A Women’s Look At The Alberta Oil Sands: It Ain’t Pretty

Photo: Nobel Women’s Initiative
From October 9 – 16, the Nobel Women’s Initiative is visiting Canada’s oil sands to get women’s perspectives on the impacts of this huge oil extraction project to the local communities, women and children. This creative initiative is called Breaking Ground: Women, Oil & Climate Change and you can read more about what northern women are telling them on their blog – here.
While I’m typing this I’m listening to Andrew Nikiforuk, an award-winning Calgary-based journalist being interviewed about his new book, The Energy of Slaves, on CBC Radio’s The Current.
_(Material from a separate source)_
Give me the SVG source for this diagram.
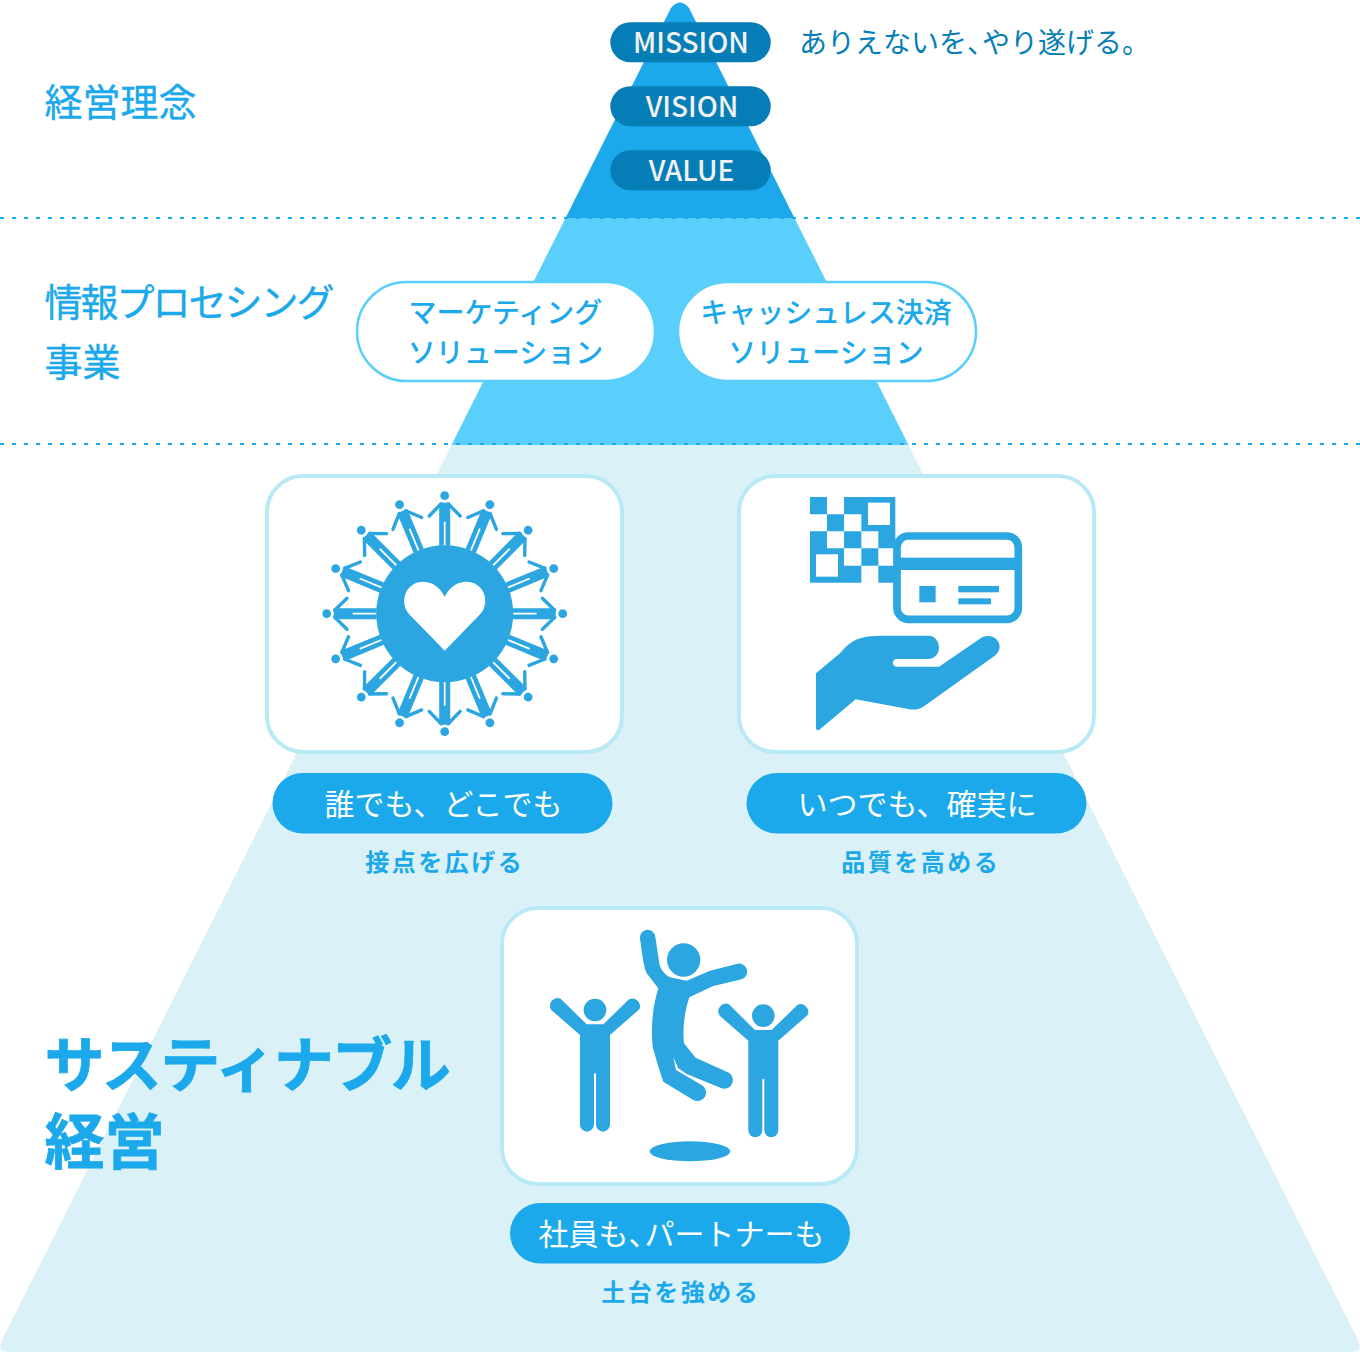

I haven’t read this book yet, although I have read his hard-hitting Tar Sands: Dirty Oil And The Future Of A Continent. In the interview (and I’m assuming his new book) Nikiforuk makes a strong case for our addiction to cheap oil being so embedded in the fabric of  industrialized society that we are not even aware of it, like the ancient Romans taking for granted the cheap energy they got from their slaves. While we aren’t personally doing horrible things to other people (although the indigenous people of northern Alberta might disagree), we are doing horrific things to our water, our air, our oceans, and the biodiversity of the planet. Collectively, we are faced with a moral dilemma that we’re not even aware of, like Romans didn’t consider slave-holding a moral dilemma.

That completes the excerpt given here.